I was born in 1936 and my mother bought a small aluminum ( 6.5 inches in diameter ) cauldre, thus it is my own age, 75 years old. It had a beautifull black patina on the outside and to make a long story short, somebody in my family found it and removed all this patina and painted some ridicolous flowers on it. To do this the patina was removed ( maybe with sandpaper ). Now this item is again in my posesion and I removed the ridicolous flowers and now the small cauldre is shining aluminum color. I would like to ADD a black patina on it, on the OUTSIDE. All the information there is on the Internet is about seasoning the metal on the inside. Does somebody know how to do this ?

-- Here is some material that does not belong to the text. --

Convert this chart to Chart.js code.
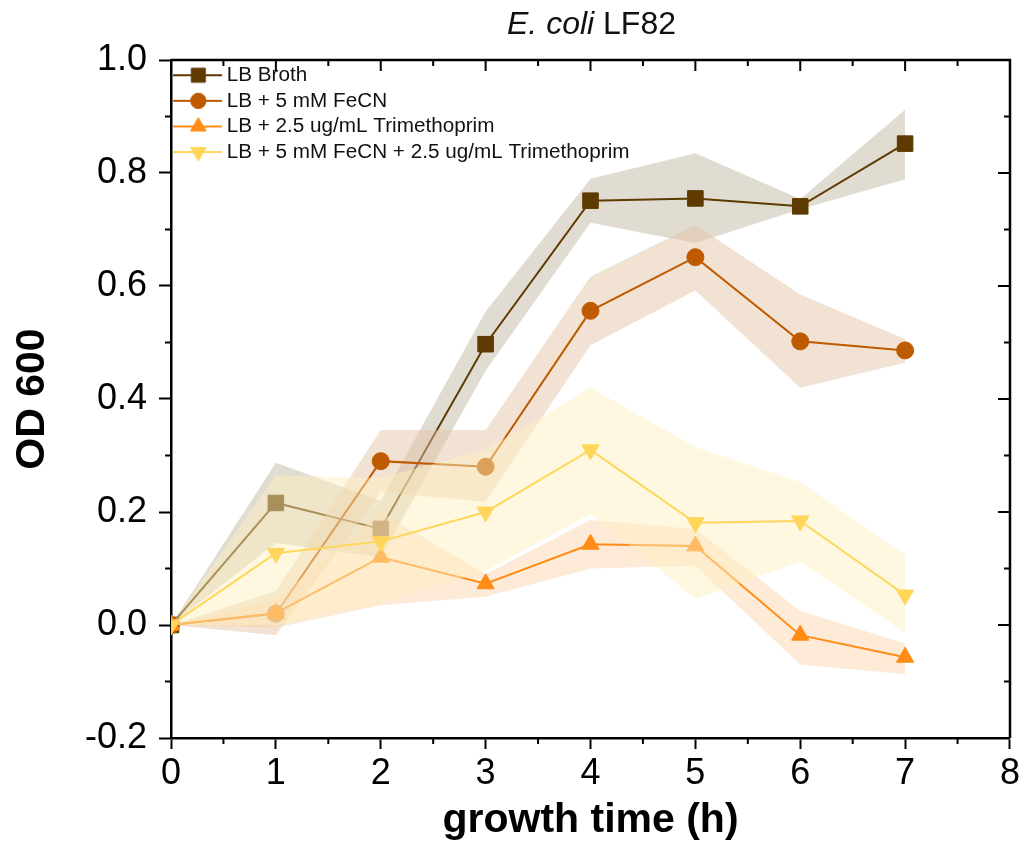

this is just my guess, but i would think that seasoning on the outside would be the same... like illustrated here at the Black Iron blog: http://blackirondude.blogspot.com/2009/01/easy-cast-iron-skillet-reconditioning.html
Most aluminum cookware today that is dark colored has been hard coat anodized. This provides a somewhat non-stick and protective surface. While the pot you refer to was quite old, it's still possible that it had an anodize coating on the outside. If true, then it will be difficult (expensive) to put back.
Old aluminum cookware I have from that same time period is just the basic silverish color further indicating to me that this is not some seasoning process that happened naturally.